The perpendicular plane consists of points whose position vectors \(\vec{r}\) have the same projection \(x\) to the direction of propagation \(\vec{s}\). The projection magnitude is defined by the scalar product:
\[\vec{r} \cdot \vec{s} = x.\]
We thus obtain the wave equation of a plane wave in the form:
\[\vec{E} = \vec{E}_0 \cos \left[\omega \left( t - \frac{\vec{r} \cdot \vec{s}}{c}\right)\right] = \vec{E}_0 \cos \left(\omega t - \omega \frac{\vec{r} \cdot \vec{s}}{c}\right).\]
The second term of the argument is complicated enough. Let us simplify it:
\[\omega \frac{\vec{r} \cdot \vec{s}}{c} = 2\pi \nu \frac{\vec{r} \cdot \vec{s}}{c} = 2\pi \frac{c}{\lambda} \frac{\vec{r} \cdot \vec{s}}{c} = \underbrace{\frac{2\pi}{\lambda}\vec{s}}_{\mathrm{ozn.}\,\vec{k}} \cdot\vec{r} = \vec{k}\cdot\vec{r}.\]
We have used the relations \(\omega = 2\pi \nu\) and \(\lambda = \frac{c}{\nu}\). In this way we have introduced the wave vector \(\vec{k}\), that aims in the direction of propagation and has the magnitude \(\frac{2\pi}{\lambda}\) for the plane harmonic wave.

The plane wave has now a relatively elegant form:
\[\vec{E} = \vec{E}_0 \cos \left(\omega t - \vec{k} \cdot \vec{r} \right),\]
however, it is clumsy for calculations — such as superposition of waves — it leads to sums of goniometric functions with different arguments. For this reason we introduce the complex representation of the wave. Let us work in full generality, without omitting the initial phase \(\varphi_0\) in the argument:
\[\vec{E} = \vec{E}_0 \cos \left(\omega t - \vec{k} \cdot \vec{r} + \varphi_0 \right).\]
We add the following imaginary vector function to the formula above:
\[i \vec{E}_0 \sin \left(\omega t - \vec{k} \cdot \vec{r} + \varphi_0 \right),\]
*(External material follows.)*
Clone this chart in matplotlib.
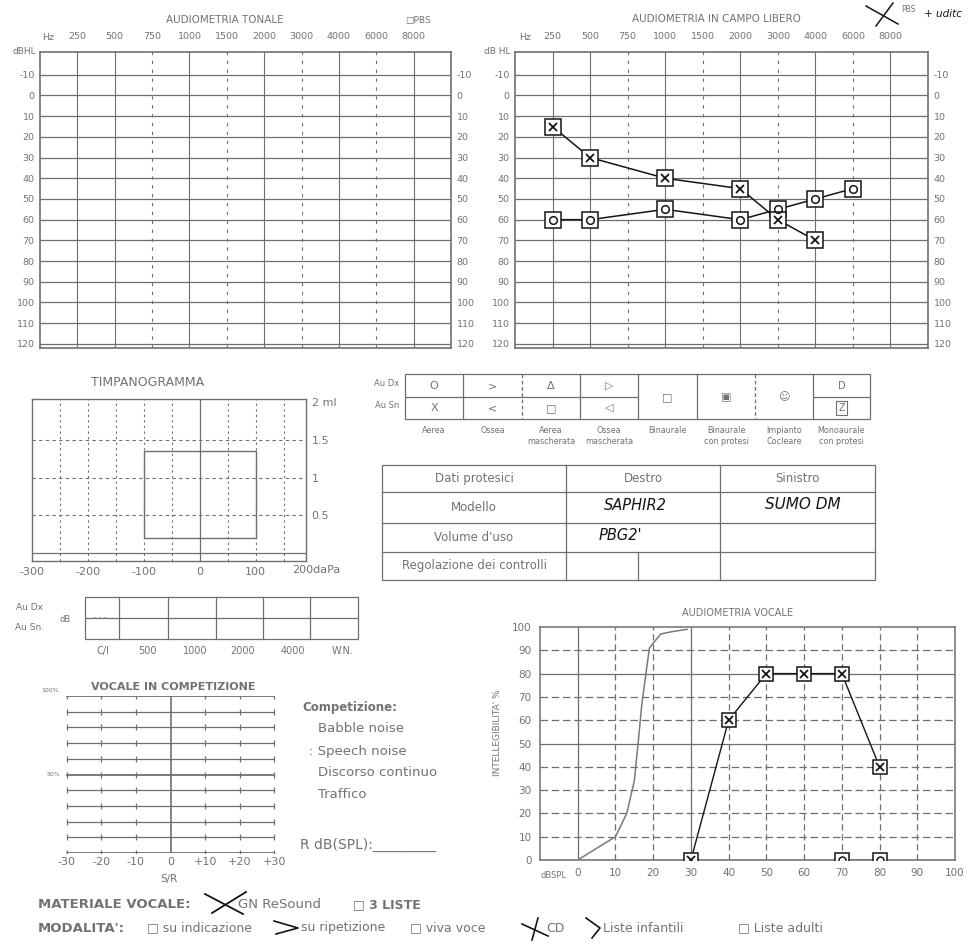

and we obtain the complex wave
\[\overset{\sim}{\vec E} = \vec{E}_0 \cos \left(\omega t - \vec{k} \cdot \vec{r} + \varphi_0 \right) + i \vec{E}_0 \sin \left(\omega t - \vec{k} \cdot \vec{r} + \varphi_0 \right). \]
Using the definition of the complex exponential \(e^{i\alpha} = \cos\alpha + i\sin \alpha\), we get
\[ \overset{\sim}{\vec E} = \vec{E}_0 e^{i\left(\omega t - \vec{k} \cdot \vec{r} + \varphi_0 \right)} = \underbrace{\vec{E}_0 e^{i\varphi_0 }}_{\mathrm{ozn.\,}\overset{\sim}{\vec{E}_0}} e^{i\left(\omega t - \vec{k} \cdot \vec{r}\right)} = \overset{\sim}{\vec{E}_0} e^{i\left(\omega t - \vec{k} \cdot \vec{r}\right)}. \]
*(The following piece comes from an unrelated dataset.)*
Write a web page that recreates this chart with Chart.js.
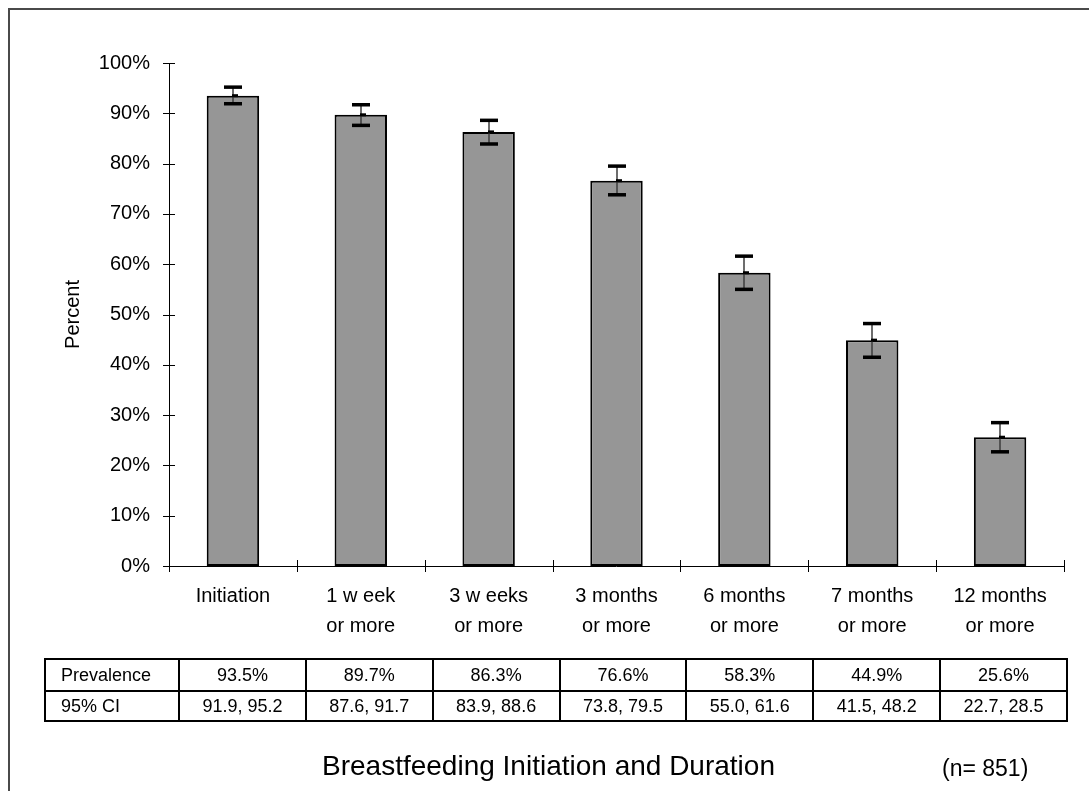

where we have introduced the complex amplitude vector \(\overset{\sim}{\vec{E}_0}\), that includes not only the information about the amplitude of the wave but also its initial phase.

Summing of complex waves in linear optics is easily accomplished with exponential functions. After performing the needed mathematical combinations of the source waves in the complex formalism, we look at the real part of the resulting complex wave, as given below, to assess the real (measurable) properties of the wave
\[\vec{E} = \mathrm{Re\,} \overset{\sim}{\vec{E}}.\]
The symbol \(\sim\) is usually not written above complex quantities (it is mostly used in textbooks during implementing of the complex formalism only). One recognizes that a quantity is complex when it is expressed using the complex exponential. We also omit the complex tilde symbol in this task, except for this single explanatory section.

Let us note that the complex formalism is only a mathematical improvement in this case, the imaginary part has no physically measurable meaning.